Question

At \[{25^ \circ }C\] specific conductance of a normal solution of \[KCl\] is \[0.002765\;mhos\;c{m^{ - 1}}\]. The resistance of the cell is \[400\;ohms\]. The cell constant is (\[c{m^{ - 1}}\]):
(a) 0.815
(b) 1.016
(c) 1.106
(d) 2.106

Answer 1

Hint: The cell constant is the measure of the theoretical distance between electrodes and the area of the cross-section. Whereas specific conductance is defined as the conductance of a substance to conduct electricity. And it is the reciprocal value of specific resistance.

Complete Step by Step Solution:
The value of the cell constant (\[K\]) can be calculated in the following way.

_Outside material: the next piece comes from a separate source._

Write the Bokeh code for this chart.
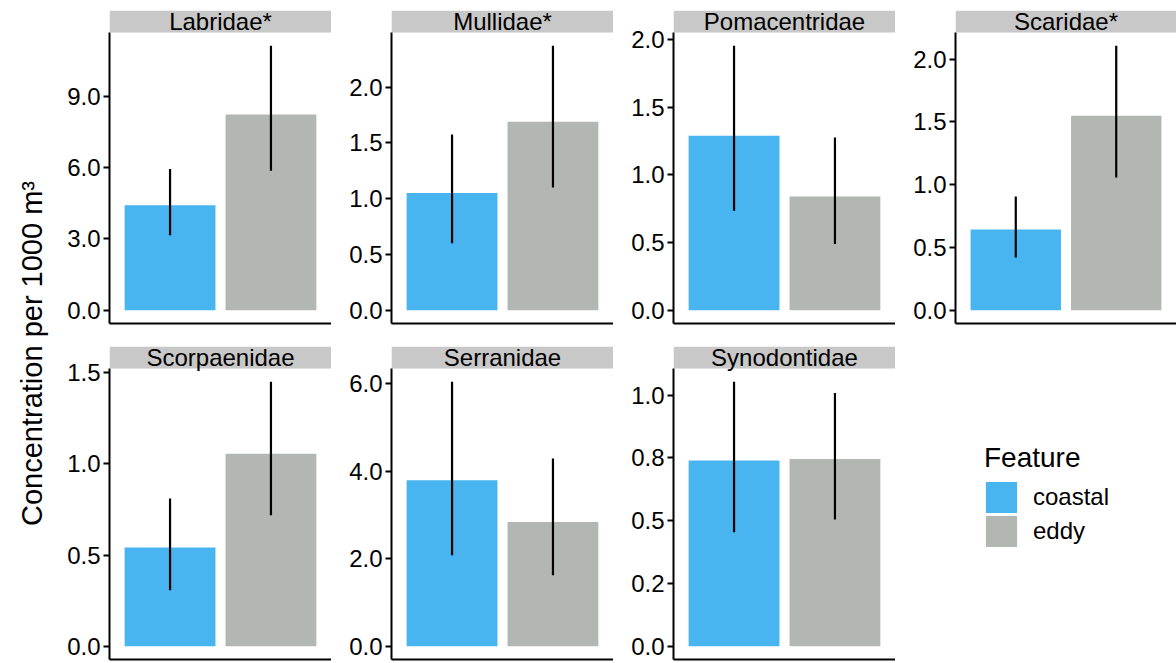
import math

from bokeh.core.properties import value
from bokeh.embed import file_html
from bokeh.layouts import column, row
from bokeh.models import (ColumnDataSource, FixedTicker, Label, Legend,
                          LegendItem, Range1d)
from bokeh.plotting import figure
from bokeh.resources import INLINE

# Larval fish concentration (per 1000 m^3) by family and water feature,
# with the mean and the lower/upper limits of each error bar.
families = ["Labridae*", "Mullidae*", "Pomacentridae", "Scaridae*",
            "Scorpaenidae", "Serranidae", "Synodontidae"]
features = ["coastal", "eddy"]

coastal_mean = [4.42, 1.05, 1.29, 0.643, 0.542, 3.79, 0.739]
coastal_lower = [3.16, 0.60, 0.735, 0.42, 0.307, 2.08, 0.454]
coastal_upper = [5.94, 1.575, 1.955, 0.906, 0.811, 6.04, 1.053]

eddy_mean = [8.24, 1.69, 0.84, 1.548, 1.056, 2.84, 0.745]
eddy_lower = [5.87, 1.10, 0.49, 1.057, 0.719, 1.62, 0.505]
eddy_upper = [11.13, 2.37, 1.277, 2.106, 1.451, 4.29, 1.008]

tick_values = [
    [0.0, 3.0, 6.0, 9.0],
    [0.0, 0.5, 1.0, 1.5, 2.0],
    [0.0, 0.5, 1.0, 1.5, 2.0],
    [0.0, 0.5, 1.0, 1.5, 2.0],
    [0.0, 0.5, 1.0, 1.5],
    [0.0, 2.0, 4.0, 6.0],
    [0.0, 0.25, 0.5, 0.75, 1.0],
]
tick_labels = [
    ["0.0", "3.0", "6.0", "9.0"],
    ["0.0", "0.5", "1.0", "1.5", "2.0"],
    ["0.0", "0.5", "1.0", "1.5", "2.0"],
    ["0.0", "0.5", "1.0", "1.5", "2.0"],
    ["0.0", "0.5", "1.0", "1.5"],
    ["0.0", "2.0", "4.0", "6.0"],
    ["0.0", "0.2", "0.5", "0.8", "1.0"],
]

FONT = "Liberation Sans"
FILL = {"coastal": "#48B5F0", "eddy": "#B3B7B4"}
STRIP_FILL = "#C8C8C8"
PANEL_H = 291   # plotting panel height in px
STRIP_H = 22    # facet strip height in px
LEFT = 60       # room for tick labels


def family_source(i):
    return ColumnDataSource(dict(
        x=[1, 2],
        top=[coastal_mean[i], eddy_mean[i]],
        lower=[coastal_lower[i], eddy_lower[i]],
        upper=[coastal_upper[i], eddy_upper[i]],
        color=[FILL[f] for f in features],
        feature=features,
    ))


def make_panel(i, width, height, top, bottom):
    ymax = max(coastal_upper[i], eddy_upper[i])
    lo, hi = -0.05 * ymax, 1.05 * ymax
    strip_top = hi + STRIP_H / PANEL_H * (hi - lo)

    p = figure(width=width, height=height,
               x_range=Range1d(0.4, 2.6), y_range=Range1d(lo, strip_top),
               output_backend="svg", toolbar_location=None,
               min_border_left=LEFT, min_border_right=0,
               min_border_top=top, min_border_bottom=bottom)
    p.outline_line_color = None
    p.xgrid.visible = False
    p.ygrid.visible = False

    src = family_source(i)
    p.vbar(x="x", top="top", bottom=0, width=0.9, fill_color="color",
           line_color=None, source=src)
    p.segment(x0="x", y0="lower", x1="x", y1="upper", line_color="black",
              line_width=2.2, source=src)

    # facet strip with family name
    p.quad(left=[0.4], right=[2.6], bottom=[hi], top=[strip_top],
           fill_color=STRIP_FILL, line_color=None)
    p.text(x=[1.5], y=[(hi + strip_top) / 2], text=[families[i]],
           text_align="center", text_baseline="middle",
           text_font=value(FONT), text_font_size="24px", text_color="black")

    ya = p.yaxis[0]
    ya.bounds = (lo, hi)
    ya.ticker = FixedTicker(ticks=tick_values[i])
    ya.major_label_overrides = {v: s for v, s in zip(tick_values[i], tick_labels[i])}
    ya.axis_line_width = 2
    ya.axis_line_color = "black"
    ya.major_tick_line_width = 2
    ya.major_tick_line_color = "black"
    ya.major_tick_out = 6
    ya.major_tick_in = 0
    ya.minor_tick_out = 0
    ya.minor_tick_in = 0
    ya.major_label_standoff = 3
    ya.major_label_text_font = FONT
    ya.major_label_text_font_size = "24px"
    ya.major_label_text_color = "black"

    xa = p.xaxis[0]
    xa.ticker = FixedTicker(ticks=[])
    xa.axis_line_width = 2
    xa.axis_line_color = "black"
    xa.major_tick_out = 0
    xa.major_tick_in = 0
    xa.minor_tick_out = 0
    xa.minor_tick_in = 0
    xa.major_label_standoff = 0
    xa.major_label_text_font_size = "0px"
    return p


row1 = [make_panel(i, w, 336, 10, 13)
        for i, w in zip(range(4), [282, 282, 282, 281])]
row2 = [make_panel(i, 282, 327, 10, 4) for i in range(4, 7)]

# legend panel: a hidden copy of the bar renderer supplies the key swatches
key_fig = figure(width=281, height=327, x_range=Range1d(0.4, 2.6),
                 y_range=Range1d(0, 1), x_axis_type=None, y_axis_type=None,
                 output_backend="svg", toolbar_location=None,
                 min_border_left=0, min_border_right=0,
                 min_border_top=0, min_border_bottom=0)
key_fig.outline_line_color = None
key_fig.xgrid.visible = False
key_fig.ygrid.visible = False
key_bars = key_fig.vbar(x="x", top="top", bottom=0, width=0.9,
                        fill_color="color", line_color="color", line_width=4,
                        line_join="miter", source=family_source(6),
                        visible=False)
legend = Legend(
    items=[LegendItem(label=f, renderers=[key_bars], index=k)
           for k, f in enumerate(features)],
    title="Feature", location=(89, 111),
    padding=0, margin=0, spacing=0,
    glyph_width=34, glyph_height=34, label_standoff=15,
    title_standoff=6,
    border_line_color=None, background_fill_alpha=0,
    title_text_font=FONT, title_text_font_size="28px",
    title_text_font_style="normal", title_text_color="black",
    label_text_font=FONT, label_text_font_size="24px",
    label_text_color="black",
)
key_fig.add_layout(legend)
row2.append(key_fig)

# shared y-axis title
title_fig = figure(width=49, height=663, x_range=Range1d(0, 1),
                   y_range=Range1d(0, 1), x_axis_type=None, y_axis_type=None,
                   output_backend="svg", toolbar_location=None,
                   min_border_left=0, min_border_right=0,
                   min_border_top=0, min_border_bottom=0)
title_fig.outline_line_color = None
title_fig.xgrid.visible = False
title_fig.ygrid.visible = False
title_fig.add_layout(Label(
    x=31, y=310, x_units="screen", y_units="screen",
    text="Concentration per 1000 m³", angle=math.pi / 2,
    text_align="center", text_baseline="middle",
    text_font=FONT, text_font_size="29px", text_color="black"))

layout = row(title_fig, column(row(*row1), row(*row2)))

open("out.html", "w").write(file_html(layout, INLINE))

We know cell constant is \[K = \frac{l}{A}\], where l is the length in \[{\rm{cm}}\]and A is the area in \[{\rm{c}}{{\rm{m}}^2}\].
Therefore, the value of cell constant will be in \[{\rm{c}}{{\rm{m}}^{ - 1}}\] i.e, \[K = \frac{{cm}}{{c{m^2}}} = c{m^{ - 1}}\].
Also, \[R \propto \frac{l}{A}\] or \[R = \rho \frac{l}{A}\] where\[\rho \] is specific resistant.

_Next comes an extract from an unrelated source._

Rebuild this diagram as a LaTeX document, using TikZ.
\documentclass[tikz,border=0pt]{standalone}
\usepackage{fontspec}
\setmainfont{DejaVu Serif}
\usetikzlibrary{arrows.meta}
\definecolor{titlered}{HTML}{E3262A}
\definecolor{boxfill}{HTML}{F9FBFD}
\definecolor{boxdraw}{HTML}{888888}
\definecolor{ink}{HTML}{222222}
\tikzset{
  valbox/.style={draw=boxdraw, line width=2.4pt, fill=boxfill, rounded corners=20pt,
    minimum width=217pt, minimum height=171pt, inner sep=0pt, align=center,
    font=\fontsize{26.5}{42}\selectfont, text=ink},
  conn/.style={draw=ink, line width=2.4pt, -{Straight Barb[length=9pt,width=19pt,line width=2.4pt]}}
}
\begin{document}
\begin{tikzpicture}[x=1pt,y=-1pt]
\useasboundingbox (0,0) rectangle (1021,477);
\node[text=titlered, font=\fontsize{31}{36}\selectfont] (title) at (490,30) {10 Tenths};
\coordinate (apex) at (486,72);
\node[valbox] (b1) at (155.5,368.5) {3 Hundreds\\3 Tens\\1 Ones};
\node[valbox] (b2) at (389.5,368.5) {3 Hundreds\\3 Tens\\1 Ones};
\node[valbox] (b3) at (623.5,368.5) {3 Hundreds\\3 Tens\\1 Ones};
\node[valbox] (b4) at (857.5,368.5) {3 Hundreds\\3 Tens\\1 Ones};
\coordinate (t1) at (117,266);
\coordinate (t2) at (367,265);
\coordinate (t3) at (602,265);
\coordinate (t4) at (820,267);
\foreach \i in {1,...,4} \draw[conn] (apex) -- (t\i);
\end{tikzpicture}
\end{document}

The reciprocal value of specific resistance is known as specific conductance (\[k\]) or conductivity i.e., \[k = \frac{l}{\rho }\].
Hence mathematically, \[\frac{l}{R} = \frac{l}{\rho }.\frac{A}{l}\]
On rearranging,
\[\frac{l}{R} = k.\frac{A}{l}\]
\[\frac{l}{A} = k.R\]
\[K = k.R\]
or
(Cell constant \[ = \] Specific conductance\[ \times \] Resistant) … Eq. 1
Here, \[K = \] cell constant
\[k = \] Specific conductance
\[R = \] Resistant

Given in question,
The specific conductance (\[k\]) for \[KCl\] is \[0.002765\;{\Omega ^{ - 1}}c{m^{ - 1}}\] and resistant of the cell is \[400\Omega \]. By putting these values in equation 1, the value of the cell constant can easily be calculated.
\[K = 0.002765\;{\Omega ^{ - 1}}c{m^{ - 1}} \times 400\Omega \]
Hence, \[K = 1.106c{m^{ - 1}}\].
Hence, the above explanation denotes that options C is correct.

Note: The value of cell constant is depending upon the cross-section area of electrodes, the distance between the electrodes and on the nature of the electric fields. The value of the cell constant of a conductivity cell stays constant for a cell.